TASK PROMPT
Look through the data below and output, unchanged, every line from the one holding "Clone this chart in matplotlib." through the one holding "plt.rcParams['font.family'] = ['Liberation", inclusive. Skip the pictures.

INFORMATION PROVIDED
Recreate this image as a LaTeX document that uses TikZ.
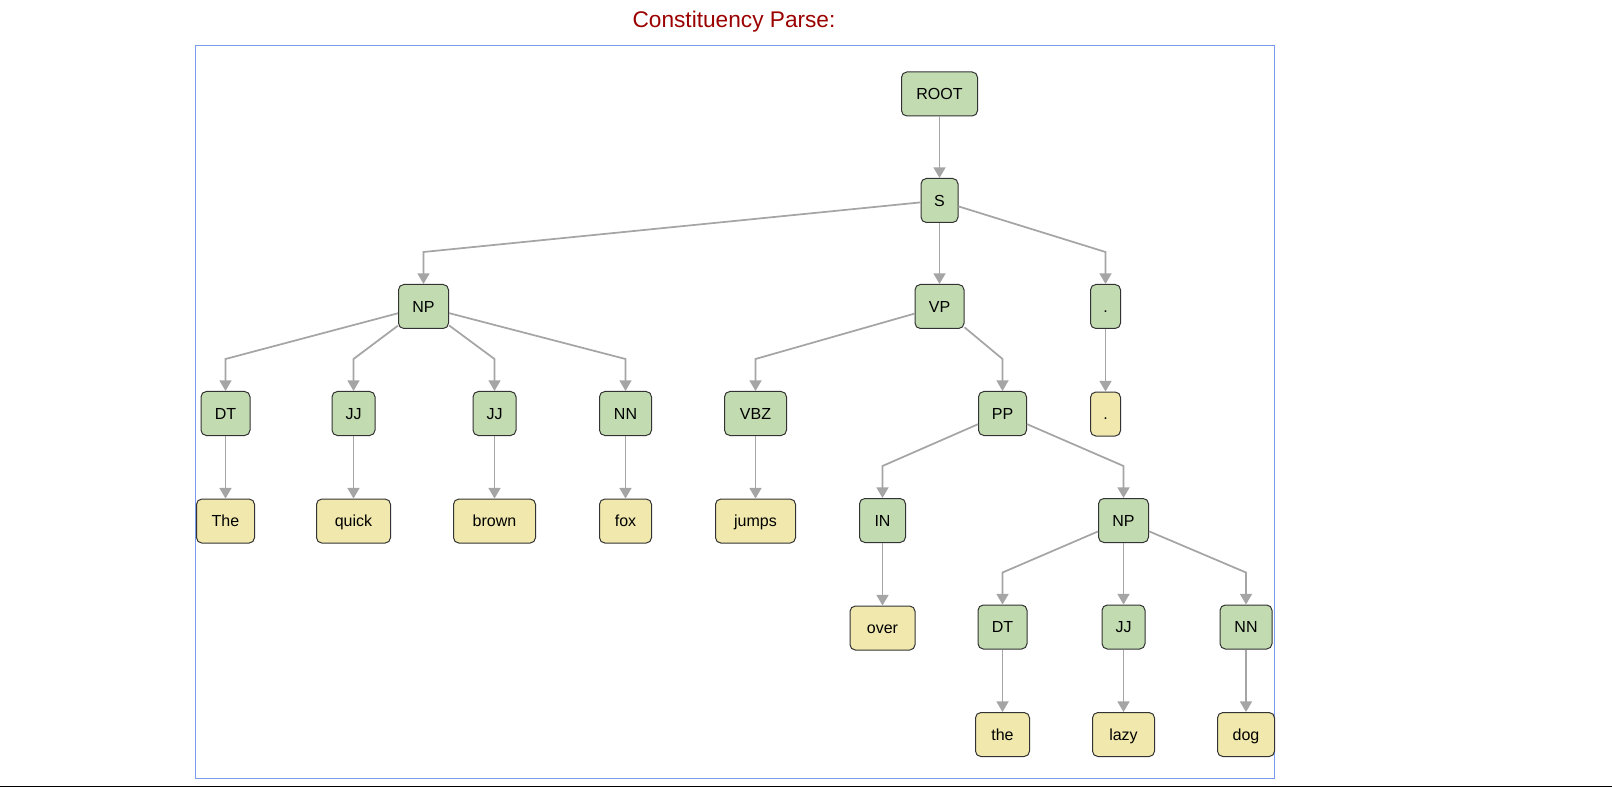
\documentclass[tikz,border=0pt]{standalone}
\usepackage{fontspec}
\setmainfont{Liberation Sans}
\usetikzlibrary{positioning, calc, arrows.meta}

\definecolor{tagfill}{RGB}{194,219,177}
\definecolor{wordfill}{RGB}{240,232,172}
\definecolor{boxline}{RGB}{51,51,51}
\definecolor{edgegray}{RGB}{165,165,165}
\definecolor{framecol}{RGB}{122,154,235}
\definecolor{titlered}{RGB}{155,0,0}

\begin{document}
\begin{tikzpicture}[
    x=0.75pt, y=-0.75pt,
    % Boxes for phrase and tag labels
    tagbox/.style={
        draw=boxline,
        fill=tagfill,
        line width=0.75pt,
        rounded corners=4pt,
        minimum height=33pt,
        inner xsep=0pt,
        text height=8.6pt,
        text depth=0pt,
        font=\fontsize{12}{14}\selectfont
    },
    % Boxes for the words themselves
    wordbox/.style={tagbox, fill=wordfill},
    boxw/.style={minimum width=#1*0.75pt},
    edge/.style={
        draw=edgegray,
        line width=1.3pt,
        -{Triangle[length=8pt,width=9pt]}
    }
]
\useasboundingbox (0,0) rectangle (1612,787);

% Title and frame
\node[text=titlered, font=\fontsize{17}{21}\selectfont] (title) at (734,22) {Constituency Parse:};
\draw[framecol, line width=0.75pt] (195,46) rectangle (1274,778);
\draw[line width=0.75pt] (0,786) -- (1612,786);

% Phrase and tag nodes
\node[tagbox, boxw=76] (root) at (939.5,94) {ROOT};
\node[tagbox, boxw=37] (s) at (939.5,200.5) {S};
\node[tagbox, boxw=50] (np) at (423.5,306.5) {NP};
\node[tagbox, boxw=49] (vp) at (939.5,306.5) {VP};
\node[tagbox, boxw=30] (dotpos) at (1105.5,306.5) {.};
\node[tagbox, boxw=49] (dt1) at (225.5,413.5) {DT};
\node[tagbox, boxw=43] (jj1) at (353.5,413.5) {JJ};
\node[tagbox, boxw=43] (jj2) at (494.5,413.5) {JJ};
\node[tagbox, boxw=52] (nn1) at (625.5,413.5) {NN};
\node[tagbox, boxw=62] (vbz) at (755.5,413.5) {VBZ};
\node[tagbox, boxw=48] (pp) at (1002.5,413.5) {PP};
\node[tagbox, boxw=46] (in) at (882.5,520.5) {IN};
\node[tagbox, boxw=50] (np2) at (1123.5,520.5) {NP};
\node[tagbox, boxw=49] (dt2) at (1002.5,627) {DT};
\node[tagbox, boxw=43] (jj3) at (1123.5,627) {JJ};
\node[tagbox, boxw=52] (nn2) at (1246,627) {NN};

% Word nodes, each one below its tag
\node[wordbox, boxw=30, below=46.9pt of dotpos] (dotword) {.};
\node[wordbox, boxw=58, below=46.9pt of dt1] (the1) {The};
\node[wordbox, boxw=74, below=46.9pt of jj1] (quick) {quick};
\node[wordbox, boxw=82, below=46.9pt of jj2] (brown) {brown};
\node[wordbox, boxw=52, below=46.9pt of nn1] (fox) {fox};
\node[wordbox, boxw=80, below=46.9pt of vbz] (jumps) {jumps};
\node[wordbox, boxw=65, below=46.9pt of in] (over) {over};
\node[wordbox, boxw=54, below=46.9pt of dt2] (the2) {the};
\node[wordbox, boxw=62, below=46.9pt of jj3] (lazy) {lazy};
\node[wordbox, boxw=57, below=46.9pt of nn2] (dog) {dog};

% Edges: straight to a point above the child, then down
\foreach \p/\c in {root/s, s/np, s/vp, s/dotpos, np/dt1, np/jj1, np/jj2, np/nn1,
    vp/vbz, vp/pp, dotpos/dotword, dt1/the1, jj1/quick, jj2/brown, nn1/fox,
    vbz/jumps, pp/in, pp/np2, in/over, np2/dt2, np2/jj3, np2/nn2,
    dt2/the2, jj3/lazy, nn2/dog}
    \draw[edge] (\p) -- ($(\c.north)+(0,-32)$) -- (\c);

\end{tikzpicture}
\end{document}
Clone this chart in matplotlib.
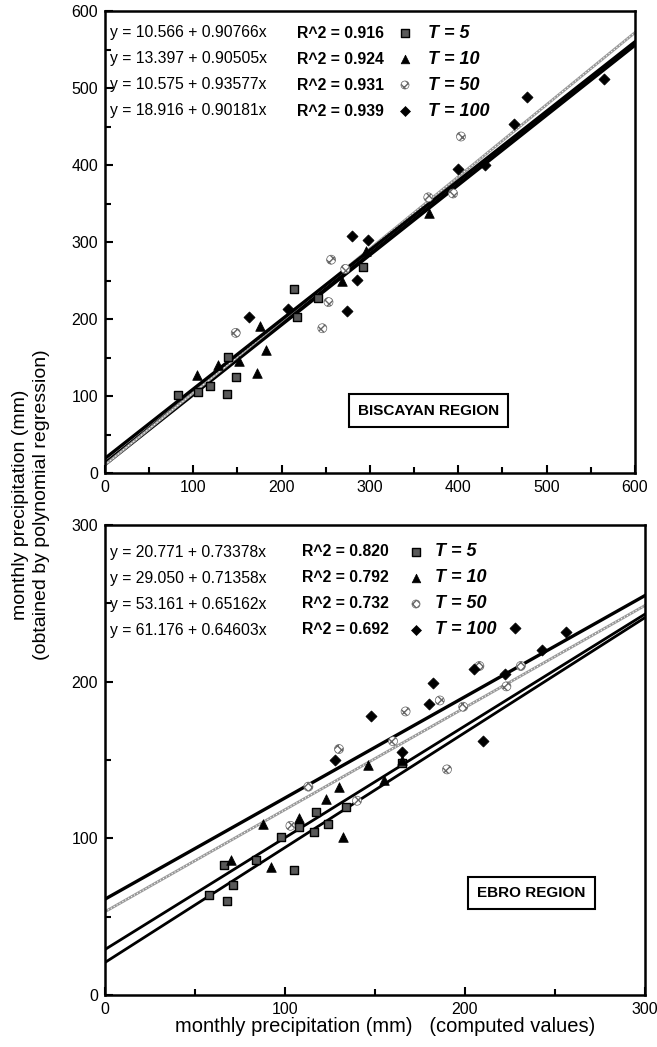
import matplotlib
matplotlib.use('Agg')
import matplotlib.pyplot as plt
from matplotlib.ticker import MultipleLocator

plt.rcParams['font.family'] = ['Liberation Sans', 'DejaVu Sans']

# ---- data ----
series = ['T = 5', 'T = 10', 'T = 50', 'T = 100']

# Biscayan region
bis_a = [10.566, 13.397, 10.575, 18.916]
bis_b = [0.90766, 0.90505, 0.93577, 0.90181]
bis_r2 = [0.916, 0.924, 0.931, 0.939]
bis_t5_x = [83, 105, 119, 138, 139, 148, 214, 217, 241, 292]
bis_t5_y = [101, 105, 113, 103, 151, 125, 239, 203, 227, 268]
bis_t10_x = [104, 128, 152, 172, 176, 182, 268, 295, 367]
bis_t10_y = [127, 140, 146, 130, 191, 160, 250, 288, 338]
bis_t50_x = [148, 246, 253, 256, 272, 366, 394, 403]
bis_t50_y = [182, 188, 222, 277, 265, 358, 363, 437]
bis_t100_x = [163, 207, 274, 280, 285, 298, 400, 430, 463, 478, 565]
bis_t100_y = [203, 213, 210, 308, 251, 302, 395, 400, 453, 488, 512]

# Ebro region
ebro_a = [20.771, 29.050, 53.161, 61.176]
ebro_b = [0.73378, 0.71358, 0.65162, 0.64603]
ebro_r2 = [0.820, 0.792, 0.732, 0.692]
ebro_t5_x = [58, 66, 68, 71, 84, 98, 105, 108, 116, 117, 124, 134, 165]
ebro_t5_y = [64, 83, 60, 70, 86, 101, 80, 107, 104, 117, 109, 120, 148]
ebro_t10_x = [70, 88, 92, 108, 123, 130, 132, 146, 155, 165]
ebro_t10_y = [86, 109, 82, 113, 125, 133, 101, 147, 137, 150]
ebro_t50_x = [103, 113, 130, 140, 160, 167, 186, 190, 199, 208, 223, 231]
ebro_t50_y = [108, 133, 157, 124, 162, 181, 188, 144, 184, 210, 197, 210]
ebro_t100_x = [128, 148, 165, 180, 182, 205, 210, 222, 228, 243, 256]
ebro_t100_y = [150, 178, 155, 186, 199, 208, 162, 205, 234, 220, 232]

# marker / line styles per return period
mk = [dict(marker='s', s=38, facecolor='0.35', edgecolor='k', linewidths=1.0),
      dict(marker='^', s=48, facecolor='k', edgecolor='k', linewidths=0.5),
      dict(marker='o', s=42, facecolor='white', edgecolor='0.4', hatch='xxxx', linewidths=0.5),
      dict(marker='D', s=32, facecolor='k', edgecolor='k', linewidths=0.5)]
ln = [dict(color='k', lw=2.0), dict(color='k', lw=2.0),
      dict(color='0.6', lw=2.0), dict(color='k', lw=2.4)]

W, H = 657, 1047


def px(x, y):
    # pixel (from top-left) -> figure fraction
    return x / W, 1 - y / H


def panel(ax, xmax, a, b, r2, xs, ys, region, box_xy, rows_y, cols_x):
    fig = ax.figure
    for i in range(4):
        ax.plot([0, xmax], [a[i], a[i] + b[i] * xmax], zorder=2, **ln[i])
        if i == 2:
            ax.plot([0, xmax], [a[i], a[i] + b[i] * xmax], color='white',
                    lw=0.8, ls=(0, (1, 2)), zorder=2)
        ax.scatter(xs[i], ys[i], zorder=3, **mk[i])

    # equation legend
    for i in range(4):
        yy = rows_y[i]
        fig.text(*px(cols_x[0], yy), f'y = {a[i]:.3f} + {b[i]:.5f}x',
                 fontsize=11.3, va='center')
        fig.text(*px(cols_x[1], yy), f'R^2 = {r2[i]:.3f}',
                 fontsize=11.3, fontweight='bold', va='center')
        style = dict(mk[i])
        style['s'] = style['s'] * 0.8
        mx, my = px(cols_x[2], yy)
        ax.scatter([mx], [my], transform=fig.transFigure, clip_on=False,
                   zorder=5, **style)
        fig.text(*px(cols_x[3], yy), series[i], fontsize=13,
                 fontweight='bold', style='italic', va='center')

    ax.text(box_xy[0], box_xy[1], region, transform=ax.transAxes, fontsize=11,
            fontweight='bold', ha='center', va='center',
            bbox=dict(boxstyle='square,pad=0.6', facecolor='white', edgecolor='k', lw=1.5))

    ax.set_xlim(0, xmax)
    ax.set_ylim(0, xmax)
    ax.xaxis.set_major_locator(MultipleLocator(100))
    ax.yaxis.set_major_locator(MultipleLocator(100))
    ax.xaxis.set_minor_locator(MultipleLocator(50))
    ax.yaxis.set_minor_locator(MultipleLocator(50))
    ax.tick_params(which='both', direction='in', top=False, right=False,
                   labelsize=11.5, width=1.5)
    ax.tick_params(which='major', length=6, pad=5)
    ax.tick_params(which='minor', length=4)
    for s in ax.spines.values():
        s.set_linewidth(1.8)


fig = plt.figure(figsize=(W / 100, H / 100), dpi=100)
# axes boxes from pixel positions
ax1 = fig.add_axes([105 / W, 1 - 473 / H, 530 / W, 462 / H])
ax2 = fig.add_axes([105 / W, 1 - 995 / H, 540 / W, 470 / H])

panel(ax1, 600, bis_a, bis_b, bis_r2,
      [bis_t5_x, bis_t10_x, bis_t50_x, bis_t100_x],
      [bis_t5_y, bis_t10_y, bis_t50_y, bis_t100_y],
      'BISCAYAN REGION', (0.61, 0.135),
      [33, 59, 85, 111], [110, 297, 405, 428])
panel(ax2, 300, ebro_a, ebro_b, ebro_r2,
      [ebro_t5_x, ebro_t10_x, ebro_t50_x, ebro_t100_x],
      [ebro_t5_y, ebro_t10_y, ebro_t50_y, ebro_t100_y],
      'EBRO REGION', (0.79, 0.217),
      [552, 578, 604, 630], [110, 302, 416, 435])

fig.text(*px(31, 505), 'monthly precipitation (mm)\n(obtained by polynomial regression)',
         rotation=90, ha='center', va='center', fontsize=14, linespacing=1.3)
fig.text(*px(385, 1027), 'monthly precipitation (mm)   (computed values)',
         ha='center', va='center', fontsize=14.5)

fig.savefig('out.png', dpi=100)
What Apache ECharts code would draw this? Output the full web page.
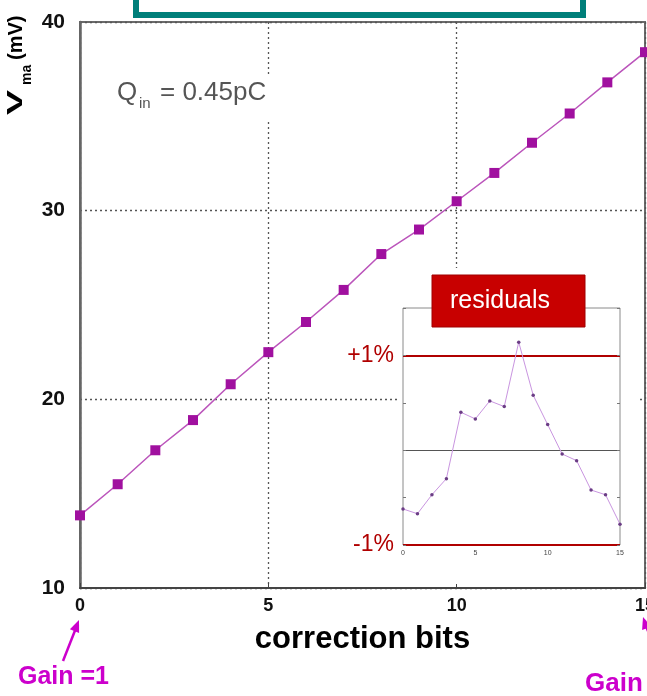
<!DOCTYPE html>
<html>
<head>
<meta charset="utf-8">
<script src="https://cdn.jsdelivr.net/npm/echarts@6/dist/echarts.min.js"></script>
<style>
  html, body { margin: 0; padding: 0; background: #fff; }
  #chart { width: 647px; height: 696px; }
</style>
</head>
<body>
<div id="chart"></div>
<script>
// Amplitude V_ma versus gain correction setting
const bits = [0, 1, 2, 3, 4, 5, 6, 7, 8, 9, 10, 11, 12, 13, 14, 15];
const vma = [13.85, 15.5, 17.3, 18.9, 20.8, 22.5, 24.1, 25.8, 27.7, 29.0, 30.5, 32.0, 33.6, 35.15, 36.8, 38.4];

// Residuals of the linear fit, in percent
const residuals = [-0.62, -0.67, -0.47, -0.30, 0.40, 0.33, 0.52, 0.46, 1.14, 0.58, 0.27, -0.04, -0.11, -0.42, -0.47, -0.78];

// Axis ranges and tick steps
const xTicks = { min: 0, max: 15, step: 5 };
const yTicks = { min: 10, max: 40, step: 10 };
const resTicks = { min: -1, max: 1.5, step: 0.5 };

// Reference levels drawn in the residual panel
const resLevels = [1, 0, -1];
const resLevelLabels = ['+1%', '', '-1%'];

const FONT = '"Liberation Sans", Arial, sans-serif';
const MAGENTA = '#cc00cc';
const DARK_RED = '#b00000';

const chart = echarts.init(document.getElementById('chart'), null, { renderer: 'canvas' });

const levelLines = resLevels.map((v, i) => {
  const isZero = v === 0;
  return {
    yAxis: v,
    lineStyle: isZero
      ? { color: '#555', width: 1, type: 'solid' }
      : { color: DARK_RED, width: 2.2, type: 'solid' },
    label: isZero
      ? { show: false }
      : {
          show: true, position: 'start', formatter: resLevelLabels[i],
          color: DARK_RED, fontSize: 23, fontFamily: FONT, distance: 9
        }
  };
});

const option = {
  animation: false,
  backgroundColor: '#fff',
  grid: [
    {
      left: 80, top: 22, right: 2, bottom: 108,
      show: true, borderColor: '#6a6a6a', borderWidth: 2,
      containLabel: false, outerBoundsMode: 'none'
    },
    {
      left: 403, top: 308, width: 217, height: 237,
      show: true, borderColor: '#8a8a8a', borderWidth: 1,
      containLabel: false, outerBoundsMode: 'none', z: 5
    }
  ],
  xAxis: [
    {
      gridIndex: 0, type: 'value',
      min: xTicks.min, max: xTicks.max, interval: xTicks.step,
      axisLine: { show: true, lineStyle: { color: '#444', width: 2 } },
      axisTick: { show: true, inside: true, length: 5, lineStyle: { color: '#444', width: 1 } },
      axisLabel: { fontSize: 18, fontWeight: 'bold', color: '#111', margin: 9, fontFamily: FONT },
      splitLine: { show: true, lineStyle: { type: [2, 3], color: '#555', width: 1.3 } },
      name: 'correction bits', nameLocation: 'middle', nameGap: 36,
      nameTextStyle: { fontSize: 31, fontWeight: 'bold', color: '#000', fontFamily: FONT }
    },
    {
      gridIndex: 1, type: 'value',
      min: xTicks.min, max: xTicks.max, interval: xTicks.step,
      axisLine: { show: false }, axisTick: { show: false },
      axisLabel: { fontSize: 7, color: '#444', margin: 5, fontFamily: FONT },
      splitLine: { show: false }, z: 5
    }
  ],
  yAxis: [
    {
      gridIndex: 0, type: 'value',
      min: yTicks.min, max: yTicks.max, interval: yTicks.step,
      axisLine: { show: true, lineStyle: { color: '#666', width: 2.5 } },
      axisTick: { show: false },
      axisLabel: { fontSize: 21, fontWeight: 'bold', color: '#111', margin: 15, fontFamily: FONT },
      splitLine: { show: true, lineStyle: { type: [2, 3], color: '#555', width: 1.3 } }
    },
    {
      gridIndex: 1, type: 'value',
      min: resTicks.min, max: resTicks.max, interval: resTicks.step,
      axisLine: { show: false },
      axisTick: { show: true, inside: true, length: 3, lineStyle: { color: '#777' } },
      axisLabel: { show: false }, splitLine: { show: false }, z: 5
    },
    {
      gridIndex: 1, type: 'value', position: 'right',
      min: resTicks.min, max: resTicks.max, interval: resTicks.step,
      axisLine: { show: false },
      axisTick: { show: true, inside: true, length: 3, lineStyle: { color: '#777' } },
      axisLabel: { show: false }, splitLine: { show: false }, z: 5
    }
  ],
  series: [
    {
      name: 'Vma', type: 'line',
      xAxisIndex: 0, yAxisIndex: 0,
      data: bits.map((b, i) => [b, vma[i]]),
      symbol: 'rect', symbolSize: 10,
      itemStyle: { color: '#a0109f' },
      lineStyle: { color: '#bb55bb', width: 1.5 },
      z: 3
    },
    {
      name: 'residuals', type: 'line',
      xAxisIndex: 1, yAxisIndex: 1,
      data: bits.map((b, i) => [b, residuals[i]]),
      symbol: 'circle', symbolSize: 3.5,
      itemStyle: { color: '#6b3d85' },
      lineStyle: { color: '#c995e0', width: 1 },
      z: 7,
      markLine: {
        silent: true, symbol: ['none', 'none'], animation: false,
        data: levelLines
      }
    }
  ],
  graphic: [
    // white panel behind the residual plot
    { type: 'rect', shape: { x: 398, y: 268, width: 242, height: 316 }, style: { fill: '#fff' }, z: 1 },
    // title frame at the top
    {
      type: 'rect', shape: { x: 136, y: -20, width: 447, height: 35 },
      style: { fill: '#fff', stroke: '#007f7a', lineWidth: 6 }, z: 10
    },
    // charge annotation
    { type: 'rect', shape: { x: 108, y: 74, width: 168, height: 48 }, style: { fill: '#fff' }, z: 1 },
    { type: 'text', x: 117, y: 93, style: { text: 'Q', font: '26px ' + FONT, fill: '#555', textVerticalAlign: 'middle' }, z: 2 },
    { type: 'text', x: 139, y: 104, style: { text: 'in', font: '15px ' + FONT, fill: '#555', textVerticalAlign: 'middle' }, z: 2 },
    { type: 'text', x: 160, y: 93, style: { text: '= 0.45pC', font: '26px ' + FONT, fill: '#555', textVerticalAlign: 'middle' }, z: 2 },
    // residual panel tag
    {
      type: 'rect', shape: { x: 432, y: 275, width: 153, height: 52 },
      style: { fill: '#c80000', stroke: '#a00000', lineWidth: 1 }, z: 8
    },
    {
      type: 'text', x: 500, y: 301,
      style: { text: 'residuals', font: '25px ' + FONT, fill: '#fff', textAlign: 'center', textVerticalAlign: 'middle' }, z: 9
    },
    // y axis title, rotated to read bottom-up
    { type: 'text', x: 16, y: 115, rotation: Math.PI / 2, scaleX: 1.7,
      style: { text: 'V', font: 'bold 22px ' + FONT, fill: '#000', textVerticalAlign: 'middle' }, z: 2 },
    { type: 'text', x: 27, y: 85, rotation: Math.PI / 2,
      style: { text: 'ma', font: 'bold 14px ' + FONT, fill: '#000', textVerticalAlign: 'middle' }, z: 2 },
    { type: 'text', x: 16, y: 60, rotation: Math.PI / 2,
      style: { text: '(mV)', font: 'bold 20px ' + FONT, fill: '#000', textVerticalAlign: 'middle' }, z: 2 },
    // gain annotations
    { type: 'text', x: 18, y: 677, style: { text: 'Gain =1', font: 'bold 25px ' + FONT, fill: MAGENTA, textVerticalAlign: 'middle' }, z: 2 },
    { type: 'line', shape: { x1: 63, y1: 661, x2: 76, y2: 628 }, style: { stroke: MAGENTA, lineWidth: 2.5 }, z: 2 },
    { type: 'polygon', shape: { points: [[79, 620], [79.1, 633], [69.9, 629.2]] }, style: { fill: MAGENTA }, z: 2 },
    { type: 'text', x: 585, y: 684, style: { text: 'Gain', font: 'bold 26px ' + FONT, fill: MAGENTA, textVerticalAlign: 'middle' }, z: 2 },
    { type: 'line', shape: { x1: 660, y1: 662, x2: 646, y2: 626 }, style: { stroke: MAGENTA, lineWidth: 2.5 }, z: 2 },
    { type: 'polygon', shape: { points: [[643, 617], [651.5, 626.8], [642.1, 630]] }, style: { fill: MAGENTA }, z: 2 }
  ]
};

chart.setOption(option);
</script>
</body>
</html>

ANSWER TO THE EXERCISE
Clone this chart in matplotlib.
import matplotlib
matplotlib.use('Agg')
import matplotlib.pyplot as plt
from matplotlib.ticker import MultipleLocator

plt.rcParams['font.family'] = ['Liberation Sans', 'DejaVu Sans']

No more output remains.